Il 22 marzo il Consiglio dell’Unione Europea ha adottato con un provvedimento (2021/478) l’irrogazione di sanzioni contro undici individui e quattro entità ritenute responsabili di gravi violazioni dei diritti umani.
Tra questi è stato inserito l’Agenzia per la Sicurezza Nazionale del governo eritreo, presieduta dal Magg. Gen. Abraha Kassa, alle dirette dipendenze del presidente Isaias Afeworki. L’accusa formulata è quella di “gravi violazioni dei diritti umani in Eritrea, in particolare arresti arbitrari, esecuzioni extragiudiziali, sparizioni forzate di persone e torture commesse dai suoi agenti”.
Il Ministero degli Affari Esteri dell’Eritrea ha prontamente e seccamente respinto le accuse formulate dal Consiglio dell’Unione Europea, diramando un comunicato lo stesso 22 marzo.
Il governo eritreo giudica le accuse formulate dall’Unione Europea offensive e prive di fondamento, ed accusa il Consiglio di non avere “alcuna prerogativa legale o morale per la sua decisione e ha semplicemente invocato accuse inventate per molestare l’Eritrea per altri motivi”.
Il documento continua muovendo accuse all’Unione Europea, rea secondo Asmara di aver “lavorato ostinatamente per salvare e riportare al potere la defunta cricca TPLF e per minare gli sforzi della regione per affrontare le sfide e promuovere una cooperazione globale e duratura”.
Secondo il Ministero degli Esteri di Asmara, l’Unione Europea avrebbe intrapreso quest’azione nel tentativo di “creare un cuneo tra l’Eritrea e l’Etiopia”.

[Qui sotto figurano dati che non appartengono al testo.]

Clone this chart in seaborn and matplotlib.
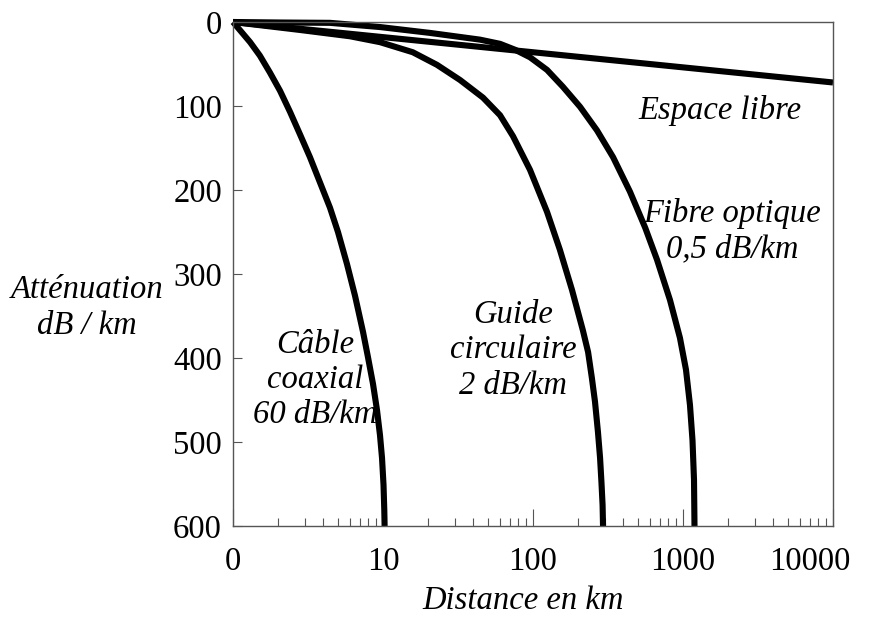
import pandas as pd
import matplotlib.pyplot as plt
import matplotlib.ticker as mticker
import matplotlib.transforms as mtransforms
import seaborn as sns

sns.set_style("white")
plt.rcParams['font.family'] = ['Liberation Serif', 'DejaVu Serif']
plt.rcParams['text.color'] = 'black'
plt.rcParams['axes.labelcolor'] = 'black'

# values (distance in km, attenuation in dB)
coax_km = [1, 1.11, 1.30, 1.51, 1.76, 2.06, 2.40, 2.80, 3.26, 3.80, 4.43, 5.01, 5.75, 6.51,
           7.36, 7.94, 8.58, 9.12, 9.55, 9.85, 10.08, 10.20, 10.25]
coax_db = [0, 9.5, 24, 40, 60, 82, 107, 134, 161, 191, 221, 250, 288, 326, 369, 399, 431,
           462, 492, 519, 551, 581, 600]

guide_km = [1, 2.80, 6.03, 9.55, 15.8, 22.9, 32.6, 46.4, 60.3, 73.6, 95.5, 124, 151, 182,
            215, 233, 247, 259, 271, 280, 286, 291, 293]
guide_db = [0, 9.5, 17, 24, 36, 51, 69, 90, 111, 136, 176, 226, 271, 319, 367, 393, 424,
            452, 488, 519, 548, 575, 600]

fibre_km = [1, 2.06, 4.43, 9.55, 20.6, 44.3, 60.3, 75.9, 95.5, 124, 158, 206, 267, 342, 443,
            560, 671, 819, 954, 1047, 1113, 1157, 1184, 1193]
fibre_db = [0, 0.6, 1, 6, 13, 21, 26, 33, 42, 57, 77, 101, 129, 161, 202, 245, 283, 331, 376,
            414, 456, 498, 545, 600]

libre_km = [1, 10, 100, 1000, 10000]
libre_db = [0, 18, 36, 54, 72]

x_ticks = [1, 10, 100, 1000, 10000]
x_labels = ['0', '10', '100', '1000', '10000']
y_ticks = [0, 100, 200, 300, 400, 500, 600]

frames = []
for name, xs, ys in [("coax", coax_km, coax_db), ("guide", guide_km, guide_db),
                     ("fibre", fibre_km, fibre_db), ("libre", libre_km, libre_db)]:
    frames.append(pd.DataFrame({"distance": xs, "attenuation": ys, "support": name}))
df = pd.concat(frames, ignore_index=True)

fig = plt.figure(figsize=(8.75, 6.18), dpi=100)
ax = fig.add_axes([233 / 875, 92 / 618, 600 / 875, 504 / 618])

sns.lineplot(data=df, x="distance", y="attenuation", hue="support", estimator=None,
             sort=False, palette=["black"] * 4, linewidth=4.4, legend=False, ax=ax,
             clip_on=False, solid_joinstyle='round', solid_capstyle='butt')

ax.set_xscale('log')
ax.set_xlim(1, 10000)
ax.set_ylim(600, 0)

ax.set_xticks(x_ticks, labels=x_labels)
ax.xaxis.set_minor_locator(mticker.LogLocator(base=10, subs=range(2, 10)))
ax.xaxis.set_minor_formatter(mticker.NullFormatter())
ax.set_yticks(y_ticks)

ax.tick_params(axis='x', which='major', bottom=True, direction='in', length=12.5, width=0.8,
               color='#555555', labelcolor='black', pad=15, labelsize=23.5)
ax.tick_params(axis='x', which='minor', bottom=True, direction='in', length=6, width=0.8,
               color='#555555')
ax.tick_params(axis='y', left=True, direction='in', length=6.5, width=0.8, color='#555555',
               labelcolor='black', pad=8, labelsize=23.5)

# the last x label sits a bit left of its tick
shift = mtransforms.ScaledTranslation(-0.23, 0, fig.dpi_scale_trans)
last = ax.get_xticklabels()[-1]
last.set_transform(last.get_transform() + shift)

for sp in ax.spines.values():
    sp.set_color('#555555')
    sp.set_linewidth(1)

ax.set_xlabel("Distance en km", fontsize=23.5, style='italic')
ax.xaxis.set_label_coords(0.483, -0.119)
ax.set_ylabel("Atténuation\ndB / km", fontsize=23.5, style='italic', rotation=0,
              ha='center', va='center', linespacing=1.2)
ax.yaxis.set_label_coords(-0.243, 0.433)

txt = dict(transform=ax.transAxes, fontsize=23.5, style='italic', ha='center', va='center')
ax.text(0.812, 0.825, "Espace libre", **txt)
ax.text(0.832, 0.585, "Fibre optique\n0,5 dB/km", **txt)
ax.text(0.467, 0.349, "Guide\ncirculaire\n2 dB/km", **txt)
ax.text(0.137, 0.290, "Câble\ncoaxial\n60 dB/km", **txt)

fig.savefig("out.png", dpi=100)
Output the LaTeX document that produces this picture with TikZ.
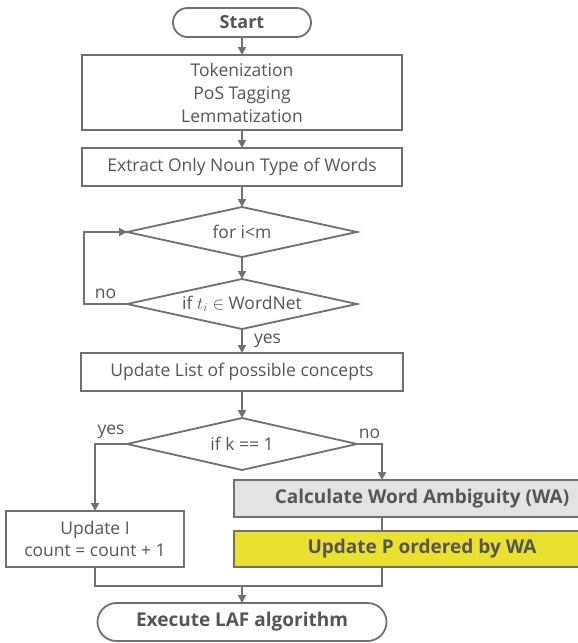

Mentre le sanzioni irrogate dall’Unione Europea si riferiscono a crimini commessi – a giudizio del Consiglio – all’interno della nazione eritrea, il governo di Asmara, nel rigettare le accuse, sposta il piano della questione sulla crisi del Tigrai e le accuse mosse al paese di partecipazione al conflitto.